EST. MMXXVI · HUNTING WITH HANDGUNSSAFETY · LEGALITY · FAIR CHASE
Handgun Hunter’s AlmanacFrom cartridge to field to table

Ethics & Safety

Hunting with a handgun carries real responsibility. The handgun is harder to shoot well than a rifle, its effective range is shorter, and that combination makes discipline the most important thing a handgun hunter brings to the field. This page is the code we hold ourselves to and ask our readers to share.

Firearm safety

The basic rules never change. Treat every firearm as if it is loaded. Never let the muzzle cover anything you are not willing to destroy. Keep your finger off the trigger until your sights are on the target and you have decided to shoot. Be certain of your target and what lies beyond it. Handgun hunting adds field positions, recoil, and excitement, all of which make muzzle and trigger discipline harder and more important. There is no substitute for qualified, in-person training.

Know and follow the law

Hunting and firearm laws vary enormously by state and country, and they change. Legal calibers, minimum cartridge requirements, legal hunting methods, seasons, tags, and where you may carry or hunt with a handgun are all set by your jurisdiction, not by us. Before every hunt, confirm the current regulations where you will be, carry the proper licenses and tags, and follow them to the letter. When in doubt, contact your state wildlife agency.
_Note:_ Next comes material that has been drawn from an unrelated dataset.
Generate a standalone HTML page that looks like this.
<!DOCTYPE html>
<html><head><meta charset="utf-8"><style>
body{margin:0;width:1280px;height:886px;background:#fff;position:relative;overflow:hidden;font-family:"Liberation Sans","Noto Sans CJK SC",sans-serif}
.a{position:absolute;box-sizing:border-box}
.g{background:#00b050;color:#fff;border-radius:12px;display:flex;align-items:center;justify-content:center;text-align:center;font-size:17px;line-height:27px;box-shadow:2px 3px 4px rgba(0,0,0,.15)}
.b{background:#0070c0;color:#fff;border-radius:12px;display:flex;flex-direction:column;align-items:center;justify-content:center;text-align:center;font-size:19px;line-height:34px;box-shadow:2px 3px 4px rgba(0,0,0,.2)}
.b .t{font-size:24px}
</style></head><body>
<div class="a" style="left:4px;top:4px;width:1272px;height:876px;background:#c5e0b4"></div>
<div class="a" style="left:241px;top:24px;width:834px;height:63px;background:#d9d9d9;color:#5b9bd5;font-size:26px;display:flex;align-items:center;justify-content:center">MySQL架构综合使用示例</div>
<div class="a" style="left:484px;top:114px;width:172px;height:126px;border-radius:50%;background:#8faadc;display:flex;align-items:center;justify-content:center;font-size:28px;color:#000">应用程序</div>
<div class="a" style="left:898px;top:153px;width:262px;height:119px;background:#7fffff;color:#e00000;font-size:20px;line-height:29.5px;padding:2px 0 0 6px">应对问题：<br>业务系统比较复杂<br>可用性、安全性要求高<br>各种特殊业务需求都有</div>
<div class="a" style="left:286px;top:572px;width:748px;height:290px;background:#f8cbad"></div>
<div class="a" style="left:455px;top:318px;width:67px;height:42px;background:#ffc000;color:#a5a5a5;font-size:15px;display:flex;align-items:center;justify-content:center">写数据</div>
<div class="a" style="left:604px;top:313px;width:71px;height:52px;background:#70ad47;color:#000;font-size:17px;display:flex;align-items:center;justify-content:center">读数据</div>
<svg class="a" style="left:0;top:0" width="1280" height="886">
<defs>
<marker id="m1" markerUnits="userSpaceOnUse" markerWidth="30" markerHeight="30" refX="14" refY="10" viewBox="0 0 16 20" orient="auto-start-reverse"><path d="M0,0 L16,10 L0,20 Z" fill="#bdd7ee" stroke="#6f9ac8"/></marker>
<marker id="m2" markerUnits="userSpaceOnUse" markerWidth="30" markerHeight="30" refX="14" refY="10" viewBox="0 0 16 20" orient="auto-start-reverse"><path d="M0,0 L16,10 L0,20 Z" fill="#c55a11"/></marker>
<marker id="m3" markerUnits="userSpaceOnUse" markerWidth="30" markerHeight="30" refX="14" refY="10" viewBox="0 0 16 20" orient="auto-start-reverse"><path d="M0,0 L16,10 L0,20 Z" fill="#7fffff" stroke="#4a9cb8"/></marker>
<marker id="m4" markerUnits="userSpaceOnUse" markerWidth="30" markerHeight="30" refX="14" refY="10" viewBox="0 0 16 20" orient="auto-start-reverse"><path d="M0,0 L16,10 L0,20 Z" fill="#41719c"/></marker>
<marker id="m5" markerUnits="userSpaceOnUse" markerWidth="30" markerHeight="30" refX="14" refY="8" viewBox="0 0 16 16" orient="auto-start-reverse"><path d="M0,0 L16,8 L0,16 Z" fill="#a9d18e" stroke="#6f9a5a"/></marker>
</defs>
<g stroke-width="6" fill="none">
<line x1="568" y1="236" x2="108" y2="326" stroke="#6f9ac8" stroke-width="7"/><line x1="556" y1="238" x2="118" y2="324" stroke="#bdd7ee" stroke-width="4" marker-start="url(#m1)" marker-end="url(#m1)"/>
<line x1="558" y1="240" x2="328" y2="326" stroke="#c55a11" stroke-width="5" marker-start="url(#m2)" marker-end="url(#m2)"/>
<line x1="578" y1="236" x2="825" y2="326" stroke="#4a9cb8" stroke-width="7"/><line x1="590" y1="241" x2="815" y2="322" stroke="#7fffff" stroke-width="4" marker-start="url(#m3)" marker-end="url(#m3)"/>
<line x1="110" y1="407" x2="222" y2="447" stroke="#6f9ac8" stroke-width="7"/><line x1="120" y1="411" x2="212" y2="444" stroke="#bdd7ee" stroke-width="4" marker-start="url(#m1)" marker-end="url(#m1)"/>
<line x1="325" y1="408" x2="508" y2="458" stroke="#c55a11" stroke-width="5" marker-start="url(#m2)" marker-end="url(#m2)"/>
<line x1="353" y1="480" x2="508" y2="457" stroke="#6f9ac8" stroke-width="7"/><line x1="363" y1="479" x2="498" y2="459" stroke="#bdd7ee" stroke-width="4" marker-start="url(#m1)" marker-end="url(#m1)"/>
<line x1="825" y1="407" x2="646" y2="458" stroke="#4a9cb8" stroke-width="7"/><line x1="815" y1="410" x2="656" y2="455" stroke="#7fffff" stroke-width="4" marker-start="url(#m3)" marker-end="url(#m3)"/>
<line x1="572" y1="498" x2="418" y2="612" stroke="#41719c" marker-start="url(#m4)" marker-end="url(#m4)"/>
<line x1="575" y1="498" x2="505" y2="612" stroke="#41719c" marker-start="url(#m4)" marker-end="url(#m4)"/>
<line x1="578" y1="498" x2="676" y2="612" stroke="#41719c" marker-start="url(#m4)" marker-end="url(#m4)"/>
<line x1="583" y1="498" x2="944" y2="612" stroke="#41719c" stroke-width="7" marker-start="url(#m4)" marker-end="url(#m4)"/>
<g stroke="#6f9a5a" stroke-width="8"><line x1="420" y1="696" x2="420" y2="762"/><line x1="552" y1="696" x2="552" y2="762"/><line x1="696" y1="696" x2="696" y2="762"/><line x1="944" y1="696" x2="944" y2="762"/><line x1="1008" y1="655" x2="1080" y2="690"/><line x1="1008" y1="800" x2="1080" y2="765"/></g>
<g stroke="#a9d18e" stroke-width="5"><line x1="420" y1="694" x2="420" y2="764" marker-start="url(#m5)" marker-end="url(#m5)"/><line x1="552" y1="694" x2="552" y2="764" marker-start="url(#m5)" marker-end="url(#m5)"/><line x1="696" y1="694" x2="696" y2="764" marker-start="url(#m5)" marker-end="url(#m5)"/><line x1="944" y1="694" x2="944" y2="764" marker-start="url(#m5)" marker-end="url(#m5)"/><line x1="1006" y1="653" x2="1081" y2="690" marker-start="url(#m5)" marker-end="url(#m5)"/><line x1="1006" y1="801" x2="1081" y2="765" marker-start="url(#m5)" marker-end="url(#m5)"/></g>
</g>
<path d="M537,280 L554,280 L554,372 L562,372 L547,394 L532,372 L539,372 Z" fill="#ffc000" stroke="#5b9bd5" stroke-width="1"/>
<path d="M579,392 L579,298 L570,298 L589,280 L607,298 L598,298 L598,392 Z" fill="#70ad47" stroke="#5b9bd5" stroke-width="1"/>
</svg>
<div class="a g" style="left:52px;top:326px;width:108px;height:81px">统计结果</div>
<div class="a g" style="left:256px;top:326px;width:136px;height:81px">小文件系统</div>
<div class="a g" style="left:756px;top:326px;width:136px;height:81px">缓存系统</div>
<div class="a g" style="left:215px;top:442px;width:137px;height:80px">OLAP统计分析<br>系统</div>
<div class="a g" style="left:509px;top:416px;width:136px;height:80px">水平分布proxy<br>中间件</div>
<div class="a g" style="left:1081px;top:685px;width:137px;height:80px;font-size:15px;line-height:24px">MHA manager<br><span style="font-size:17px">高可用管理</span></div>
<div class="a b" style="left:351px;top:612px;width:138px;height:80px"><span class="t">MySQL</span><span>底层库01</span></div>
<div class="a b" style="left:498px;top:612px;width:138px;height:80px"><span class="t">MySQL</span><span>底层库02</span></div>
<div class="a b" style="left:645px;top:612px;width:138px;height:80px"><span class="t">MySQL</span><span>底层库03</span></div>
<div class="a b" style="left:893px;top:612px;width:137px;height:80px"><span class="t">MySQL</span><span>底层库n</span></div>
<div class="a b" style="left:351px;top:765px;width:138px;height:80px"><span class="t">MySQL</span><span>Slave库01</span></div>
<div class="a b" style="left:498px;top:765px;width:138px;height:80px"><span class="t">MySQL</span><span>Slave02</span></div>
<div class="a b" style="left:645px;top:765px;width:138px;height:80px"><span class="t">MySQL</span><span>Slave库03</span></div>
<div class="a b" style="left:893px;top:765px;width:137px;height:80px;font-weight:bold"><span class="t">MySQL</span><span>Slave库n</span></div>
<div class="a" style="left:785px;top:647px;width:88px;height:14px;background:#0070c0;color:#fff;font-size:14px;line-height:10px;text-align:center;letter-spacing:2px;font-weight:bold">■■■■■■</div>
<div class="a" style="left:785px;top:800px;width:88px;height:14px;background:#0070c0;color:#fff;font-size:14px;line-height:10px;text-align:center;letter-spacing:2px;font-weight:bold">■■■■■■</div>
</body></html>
Fair chase and the clean kill

The ethic that matters most in handgun hunting is the clean, humane kill. Because the handgun is a short-range tool, you must know your effective range, the distance at which you can place every shot into the vital zone from realistic field positions, and refuse any shot beyond it. Pass the marginal shot. Practice until the shot is certain. Track diligently, recover your game, and use the meat. Fair chase means giving the animal the respect of a quick, ethical harvest, every time.

A note on this publication

Handgun Hunter’s Almanac provides general sporting and educational information. It is not legal advice, not formal firearms or hunter-education instruction, and not a substitute for hands-on training and your local regulations. We do not encourage unsafe or unlawful practices of any kind.